Opowiadając o historii Polski w Unii Europejskiej, Duda podkreślał, że szczególnie samorządowcy dobrze wykorzystali szanse na rozwój, inwestując unijne środki. “To dlatego, dzięki funduszom, dzisiaj mamy w Polsce wiele nowoczesnych dróg, wiele obiektów użyteczności publicznej, które są wybudowane, odnowione, znakomicie funkcjonują, są świetnie wyposażone.
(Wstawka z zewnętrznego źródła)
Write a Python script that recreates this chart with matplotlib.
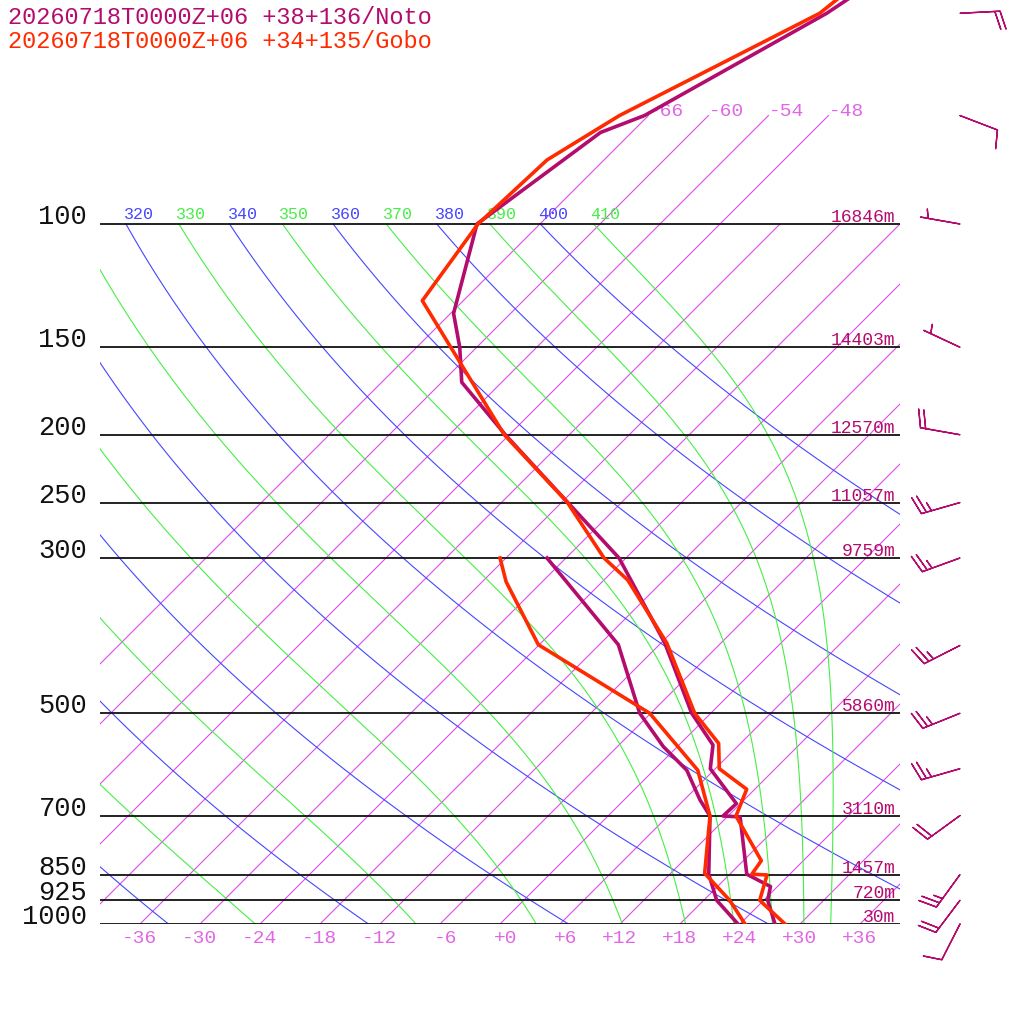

To dlatego tak wiele naszych miast, miasteczek ma taką piękną infrastrukturę. Przyjeżdżają goście z zagranicy – tak, z tych bogatych krajów UE – i mówią: Wow, ależ ta wasza Polska wygląda” – opowiadał Andrzej Duda.
Potrzebujemy ludzi, którzy będą reprezentowali polskie interesy
Duda dodał, że Unię Europejską czekają zmiany ustrojowe. „Niezwykle ważne jest to, aby zasiadali tam ludzie, którzy rozumieją politykę, którzy nie mają kompleksów, umieją rozmawiać, negocjować i wiedzą, co to znaczy wchodzić ze swoim, kiedy rozgrywają się interesy wielkich. Bo jesteśmy duzi, ale nie jesteśmy najwięksi” – mówił prezydent. „Rzecz w tym, żebyśmy się nie dali. Żebyśmy realizowali nasze i żeby ci, którzy nas reprezentują w instytucjach europejskich, rzeczywiście reprezentowali nas – nasze interesy, polskie interesy”.